Para os ricos do país, que comeram, beberam, tiraram fotos, cagaram e ainda por cima compraram sua vaguinha lá em cima, ao lado de Irmã Dulce, ótimo. Sabe por que esse jantar pegou tão mal, sobretudo para aqueles que perderiam um dente ao provarem um naco de carne posto naquela mesa? Porque ter quem pague um valor como esse indica o descomunal fosso social que existe no Brasil. Quem tem dinheiro [de verdade] quer mais é comemorar por não fazer parte dos 60% que vivem com até um salário mínimo por mês. E pode ter certeza que a viabilidade de fazer esse e muitos outros jantares, dignos de uma belíssima sequência de fotos, está na existência desses 60% que se acabam em cozinhas insalubres para o chef fazer fama e o endinheirado encher o bucho.

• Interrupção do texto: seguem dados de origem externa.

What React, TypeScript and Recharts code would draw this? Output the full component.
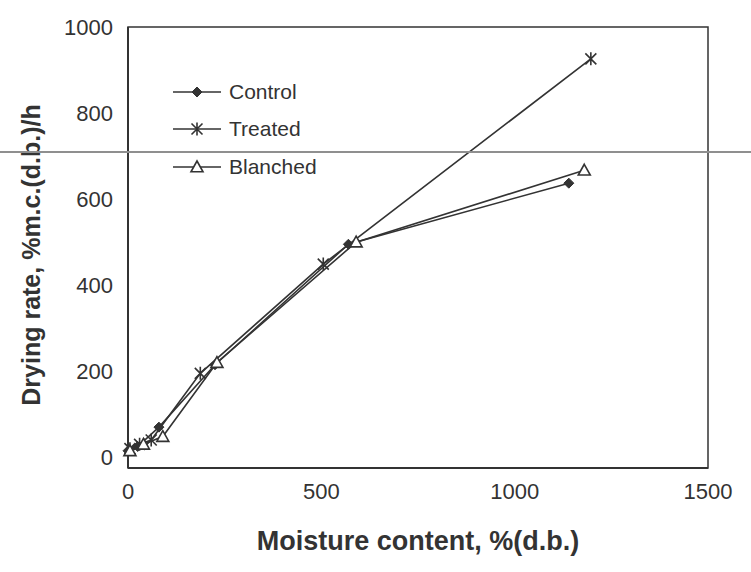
import React from "react";
import { LineChart, Line, XAxis, YAxis, Legend, ReferenceArea, Label } from "recharts";

// moisture content (% d.b.) vs drying rate (%m.c.(d.b.)/h)
const controlMoisture = [0, 25, 80, 225, 570, 1140];
const controlRate = [15, 25, 70, 215, 495, 637];
const treatedMoisture = [5, 30, 60, 187, 505, 1197];
const treatedRate = [20, 30, 40, 195, 449, 926];
const blanchedMoisture = [5, 40, 90, 230, 590, 1180];
const blanchedRate = [15, 30, 48, 220, 500, 667];

const xTicks = [0, 500, 1000, 1500];
const yTicks = [0, 200, 400, 600, 800, 1000];

const INK = "#333";
const FONT = '"Liberation Sans", Arial, sans-serif';

const toPoints = (xs: number[], ys: number[]) => xs.map((x, i) => ({ x, y: ys[i] }));

type MarkProps = { cx: number; cy: number };

function Diamond({ cx, cy }: MarkProps) {
  const r = 5;
  return (
    <path
      d={`M${cx},${cy - r}L${cx + r},${cy}L${cx},${cy + r}L${cx - r},${cy}Z`}
      fill={INK}
      stroke={INK}
      strokeWidth={1}
    />
  );
}

function Star({ cx, cy }: MarkProps) {
  const r = 5.5;
  return (
    <path
      d={`M${cx - r},${cy - r}L${cx + r},${cy + r}M${cx - r},${cy + r}L${cx + r},${cy - r}M${cx},${cy - r - 1}L${cx},${cy + r + 1}`}
      fill="none"
      stroke={INK}
      strokeWidth={1.6}
    />
  );
}

function Triangle({ cx, cy }: MarkProps) {
  const r = 6;
  return (
    <path
      d={`M${cx},${cy - r}L${cx + r},${cy + r * 0.8}L${cx - r},${cy + r * 0.8}Z`}
      fill="#fff"
      stroke={INK}
      strokeWidth={1.6}
    />
  );
}

const series = [
  { name: "Control", data: toPoints(controlMoisture, controlRate), Mark: Diamond },
  { name: "Treated", data: toPoints(treatedMoisture, treatedRate), Mark: Star },
  { name: "Blanched", data: toPoints(blanchedMoisture, blanchedRate), Mark: Triangle },
];

// keep the legend in series order rather than the payload's sorted order
function LegendBox({ payload }: any) {
  const names = new Set((payload || []).map((e: any) => e.value));
  return (
    <div style={{ fontFamily: FONT, fontSize: 21, color: INK }}>
      {series
        .filter((s) => names.has(s.name))
        .map((s) => {
          const Mark = s.Mark;
          return (
            <div
              key={s.name}
              style={{ display: "flex", alignItems: "center", height: 37.5 }}
            >
              <svg width={50} height={20} style={{ marginRight: 6 }}>
                <line x1={0} y1={10} x2={48} y2={10} stroke={INK} strokeWidth={1.6} />
                <Mark cx={24} cy={10} />
              </svg>
              <span>{s.name}</span>
            </div>
          );
        })}
    </div>
  );
}

export default function App() {
  return (
    <div
      style={{
        position: "absolute",
        left: 0,
        top: 0,
        width: 751,
        height: 572,
        background: "#fff",
      }}
    >
      <LineChart
        width={751}
        height={572}
        margin={{ top: 27, right: 43, bottom: 14, left: 0 }}
      >
        <XAxis
          type="number"
          dataKey="x"
          domain={[0, 1500]}
          ticks={xTicks}
          height={90}
          tickLine={false}
          tickSize={0}
          tickMargin={15}
          axisLine={{ stroke: INK, strokeWidth: 2 }}
          tick={{ fill: INK, fontSize: 22, fontFamily: FONT }}
          allowDuplicatedCategory={false}
        >
          <Label
            value="Moisture content, %(d.b.)"
            position="insideBottom"
            offset={8}
            style={{ fill: INK, fontSize: 27, fontWeight: 700, fontFamily: FONT }}
          />
        </XAxis>
        <YAxis
          type="number"
          dataKey="y"
          domain={[-25, 1000]}
          ticks={yTicks}
          width={128}
          tickLine={false}
          tickSize={0}
          tickMargin={15}
          axisLine={{ stroke: INK, strokeWidth: 2 }}
          tick={{ fill: INK, fontSize: 22, fontFamily: FONT }}
        >
          <Label
            content={() => (
              <text
                x={31}
                y={255}
                transform="rotate(-90 31 255)"
                textAnchor="middle"
                dominantBaseline="central"
                fill={INK}
                fontSize={25}
                fontWeight={700}
                fontFamily={FONT}
              >
                Drying rate, %m.c.(d.b.)/h
              </text>
            )}
          />
        </YAxis>
        <ReferenceArea
          x1={0}
          x2={1500}
          y1={-25}
          y2={1000}
          fill="none"
          stroke={INK}
          strokeWidth={1.5}
          ifOverflow="visible"
        />
        {series.map((s) => (
          <Line
            key={s.name}
            name={s.name}
            data={s.data}
            dataKey="y"
            type="linear"
            stroke={INK}
            strokeWidth={1.6}
            isAnimationActive={false}
            dot={(p: any) => <s.Mark key={`${s.name}-${p.index}`} cx={p.cx} cy={p.cy} />}
            activeDot={false}
          />
        ))}
        <Legend
          layout="vertical"
          align="center"
          verticalAlign="middle"
          wrapperStyle={{ left: 173, top: 73, width: 200 }}
          content={<LegendBox />}
        />
      </LineChart>
      {/* faint rule running across the sheet */}
      <div
        style={{
          position: "absolute",
          left: 0,
          top: 151,
          width: 751,
          height: 2,
          background: "#8f8f8f",
          pointerEvents: "none",
        }}
      />
    </div>
  );
}
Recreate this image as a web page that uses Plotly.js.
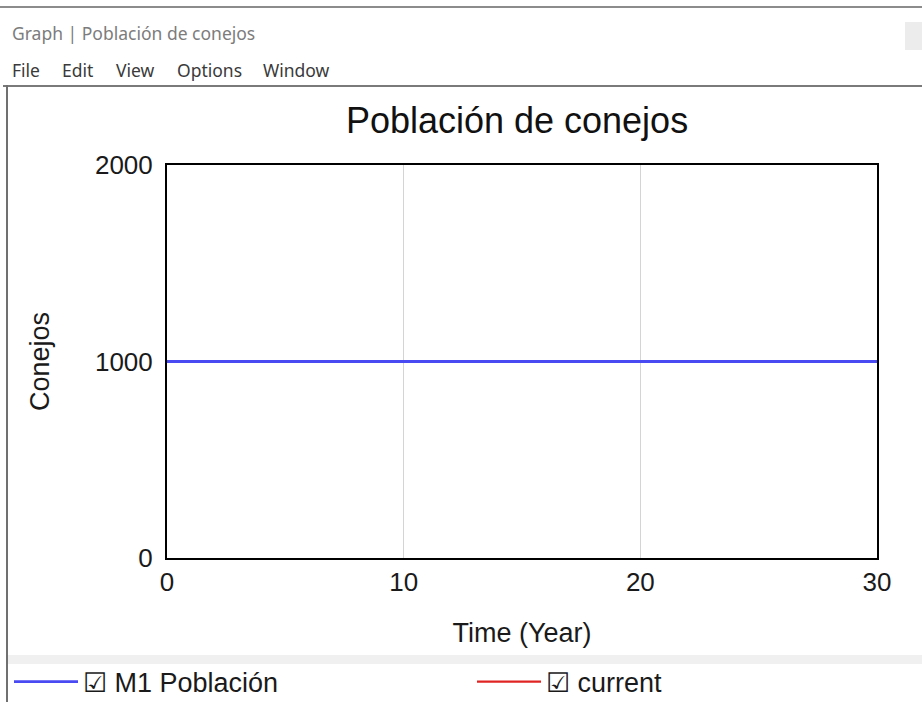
<!DOCTYPE html>
<html>
<head>
<meta charset="utf-8">
<script src="https://cdn.plot.ly/plotly-3.0.1.min.js"></script>
<style>
  html, body { margin:0; padding:0; background:#fff; }
  #wrap { position:relative; width:922px; height:702px; overflow:hidden; }
  #chart { position:absolute; left:0; top:0; width:922px; height:702px; }
  .ov { position:absolute; pointer-events:none; }
  .menu { position:absolute; top:58px; font-family:"Noto Sans","Open Sans",sans-serif; font-size:17.5px; color:#3a3a3a; }
</style>
</head>
<body>
<div id="wrap">
  <div id="chart"></div>
  <div class="ov" style="left:0;top:6px;width:922px;height:2px;background:#8c8c8c;"></div>
  <div class="ov" style="left:12px;top:21px;font-family:'Noto Sans','Open Sans',sans-serif;font-size:17.5px;color:#7c7c7c;">Graph | Población de conejos</div>
  <div class="ov" style="left:905px;top:22px;width:17px;height:28px;background:#ececec;"></div>
  <div class="ov menu" style="left:12px;">File</div>
  <div class="ov menu" style="left:62px;">Edit</div>
  <div class="ov menu" style="left:116px;">View</div>
  <div class="ov menu" style="left:177px;">Options</div>
  <div class="ov menu" style="left:263px;">Window</div>
  <div class="ov" style="left:3px;top:85px;width:919px;height:2px;background:#7a7a7a;"></div>
  <div class="ov" style="left:6px;top:85px;width:2px;height:617px;background:#707070;"></div>
  <div class="ov" style="left:8px;top:655px;width:914px;height:9px;background:#f0f0f0;"></div>
</div>
<script>
// Data
var time = [0, 5, 10, 15, 20, 25, 30];
var poblacion = [1000, 1000, 1000, 1000, 1000, 1000, 1000];
var current = [1000, 1000, 1000, 1000, 1000, 1000, 1000];
var seriesNames = ["\u2611 M1 Población", "\u2611 current"];
var xTicks = [0, 10, 20, 30];
var yTicks = [0, 1000, 2000];

var FONT = '"Liberation Sans", Arial, sans-serif';

var traces = [
  { x: time, y: current, name: seriesNames[1], mode: 'lines',
    line: { color: '#e02424', width: 2.2 }, legend: 'legend2' },
  { x: time, y: poblacion, name: seriesNames[0], mode: 'lines',
    line: { color: '#4a4af2', width: 2.8 }, legend: 'legend' }
];

var legendBase = {
  orientation: 'h', xanchor: 'left', yanchor: 'middle',
  y: (558 - 682) / 393,
  itemwidth: 64,
  font: { family: FONT, size: 27, color: '#1a1a1a' },
  bgcolor: 'rgba(0,0,0,0)', borderwidth: 0
};

var layout = {
  width: 922, height: 702,
  margin: { l: 167, r: 45, t: 165, b: 144, autoexpand: false },
  paper_bgcolor: '#ffffff', plot_bgcolor: '#ffffff',
  font: { family: FONT, color: '#1a1a1a' },
  title: { text: 'Población de conejos', font: { family: FONT, size: 36, color: '#111' },
           xref: 'paper', x: 0.493, xanchor: 'center', yref: 'container', y: 1 - 120/702, yanchor: 'middle' },
  xaxis: {
    range: [0, 30], tickvals: xTicks, ticktext: xTicks.map(String),
    showgrid: true, gridcolor: '#d4d4d4', gridwidth: 1, zeroline: false,
    showline: true, mirror: true, linecolor: '#000', linewidth: 2,
    ticks: '',
    tickfont: { family: FONT, size: 26, color: '#1a1a1a' },
    title: { text: 'Time (Year)', font: { family: FONT, size: 27, color: '#1a1a1a' }, standoff: 27 }
  },
  yaxis: {
    range: [0, 2000], tickvals: yTicks, ticktext: yTicks.map(String),
    showgrid: true, gridcolor: '#d4d4d4', gridwidth: 1, zeroline: false,
    showline: true, mirror: true, linecolor: '#000', linewidth: 2,
    ticks: 'outside', ticklen: 7, tickcolor: 'rgba(0,0,0,0)',
    tickfont: { family: FONT, size: 26, color: '#1a1a1a' },
    title: { text: 'Conejos', font: { family: FONT, size: 27, color: '#1a1a1a' }, standoff: 38 }
  },
  showlegend: true,
  legend: Object.assign({}, legendBase, { x: (9 - 167) / 710 }),
  legend2: Object.assign({}, legendBase, { x: (472 - 167) / 710 })
};

Plotly.newPlot('chart', traces, layout, { displayModeBar: false, staticPlot: true });
</script>
</body>
</html>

Ou você acha que grandes nomes da gastronomia estão de fora desse abismo? Ledo engano, todos estão nesse chorume social até o pescoço. A diferença é que uns, diante das tragédias, brindam com Domaine Leflaive Chevalier-Montrachet Grand Cru e outros tilintam seus copos cheios de café Maratá. Que esses outros não reclamem! Emprego está difícil, eles são quase da família, e o patrão é quase um pai. Pagar R$ 10.000,00 em um jantar não tem nada demais, ser Chef renomado é completamente legítimo. Absurdo é Maria querer aumento de salário só porque cozinha, limpa e/ou lava. Polêmicas à parte, o grande número de seguidores dos empresários riquíssimos, das dondocas harmonizadas e dos chefs celebridades não nos deixa esquecer uma frase clássica de Mário Quintana: “O espetáculo predileto dos pobres é observar os ricos”. Num jantar de 10 paus, se contente em ver a foto.